Implementation of the school choice provisions of the No Child Left Behind Act has been stymied by a lack of space to accommodate transfers and unrealistic timelines for notifying parents of their options, a report by the Government Accountability Office concludes.
“No Child Left Behind Act: Education Needs to Provide Additional Technical Assistance and Conduct Implementation Studies for School Choice Provision” is available online from the Government Accountability Office. ()
Noting that fewer than 1 percent of the students eligible to transfer under the law did so in the 2003-04 school year, the GAO found that districts often do not give parents reliable information about their educational options until after the school year has started.
The congressional investigative agency also found that thousands of students were being denied transfers because their districts had determined that no spaces were available for them, even though federal officials have said that capacity problems are not an excuse for denying students the option of switching schools.
The report, released Dec. 10, urges the U.S. Department of Education to give states and districts more help in carrying out the choice provisions, which apply to schools receiving funding under the federal Title I program for disadvantaged students. It also calls on the department to conduct a study that examines the choice provision’s effects on students’ academic performance.
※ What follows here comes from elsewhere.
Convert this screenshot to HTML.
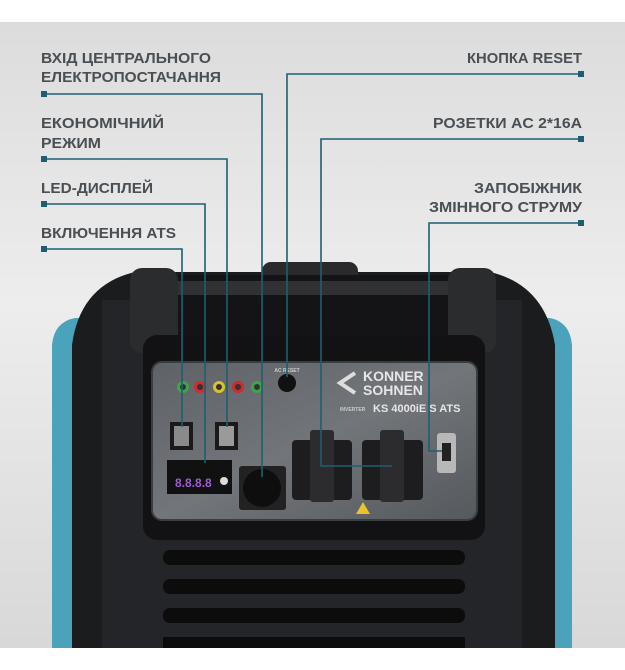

In a letter responding to the report, outgoing Deputy Secretary of Education Eugene W. Hickok said the department largely agreed with the GAO findings, and highlighted steps it had already taken to address them. The department will draw on the report “to improve its technical assistance to states and districts and to strengthen its own implementation studies,” Mr. Hickok wrote.
The GAO study examined the first two years of implementation of the choice requirements, both through national data and reviews of eight districts in seven states. Under the law, Title I schools that fall short of student-achievement targets for two years must give students the alternative of transferring to other public schools that do meet those goals.
Transfer Rates Vary
In 2003-04, an estimated 6,200 of the nation’s 52,500 Title I schools were required to offer such a choice, up from 5,300 schools in 2002-03, the report says.
Some 31,500 of the nearly 3.3 million eligible students actually transferred under the No Child Left Behind Act in the 2003-04 school year, the study found. Oregon had the highest percentage of transfers, at 17 percent, and New York state had the highest actual number, with 7,373. Five states, the largest of which was Texas, reported no transfers. Data were unavailable for eight states.
Seven of the eight districts studied failed to get final results on school performance from their states in time to meet the law’s requirement that they notify parents of eligible students by the start of the school year. So most used preliminary data, a practice that the report says “put districts at risk of incorrectly identifying schools as having to offer choice and consequently misinforming parents.”
“The compressed time frame for making school status determinations and implementing the choice option left parents little time to make transfer decisions,” the GAO says. And it notes that the tight timeline also forced schools to rearrange their staffing and scheduling at the last minute.
The study also found that many schools that were offered as transfer options had not met state performance benchmarks the previous year, so were in danger themselves of landing on the list of schools required to offer choice.
On the problem of lack of space for transfer students, the GAO recommended that the Education Department monitor the issue, particularly “the extent to which capacity constraints hinder or prevent transfers,” and then “consider whether or not additional flexibility or guidance addressing capacity might be warranted.”